By December 1914, he managed to enlist as an artilleryman. He found army life difficult but his status as poet made him something of a celebrity with his comrades and senior officers.

His consolation was the avalanche of letters to and from Loulou, which became increasingly fevered as the months passed. So carnal, in fact ("It's your buttocks I want to horsewhip"), that even the sexually liberated Loulou felt the need to reproach him for having developed "a taste for vice". The passion in his poetry was less violent but often more avant-garde. He would send her what he called picture poems, short verses in the shape of a fig, a carnation or even an opium pipe.

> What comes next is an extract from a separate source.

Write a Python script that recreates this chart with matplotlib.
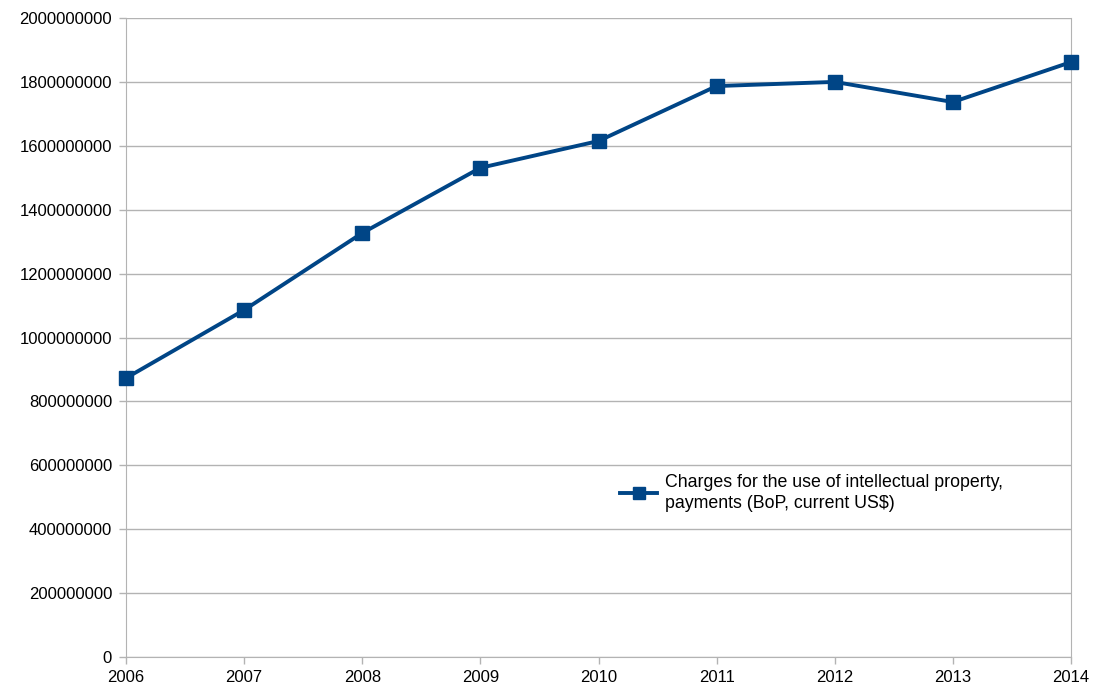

By 1915 he had been moved to the front at Champagne and met Madeleine Pagès, a 22-year-old would-be poet. She was overwhelmed to meet a published poet. As the affair with Loulou cooled, the correspondence with Madeleine developed. There was an exchange of letters, Hunter says, that were startling in their "intensity and explicitness". It seemed that while British war poets found an escape from the war in pastoralism, Apollinaire found solace in eroticism.

Inevitably this relationship cooled too. In 1916 he was injured by a shell fragment and eventually excused from frontline service. He met and married Jacqueline "La jolie rousse" (the pretty redhead) in 1918 and published his most important collection of poems, Calligrammes, the same year.

Hunter's book is an engrossing combination of military history, biography and cultural analysis that offers a lucid portrait of an artist in both love and war.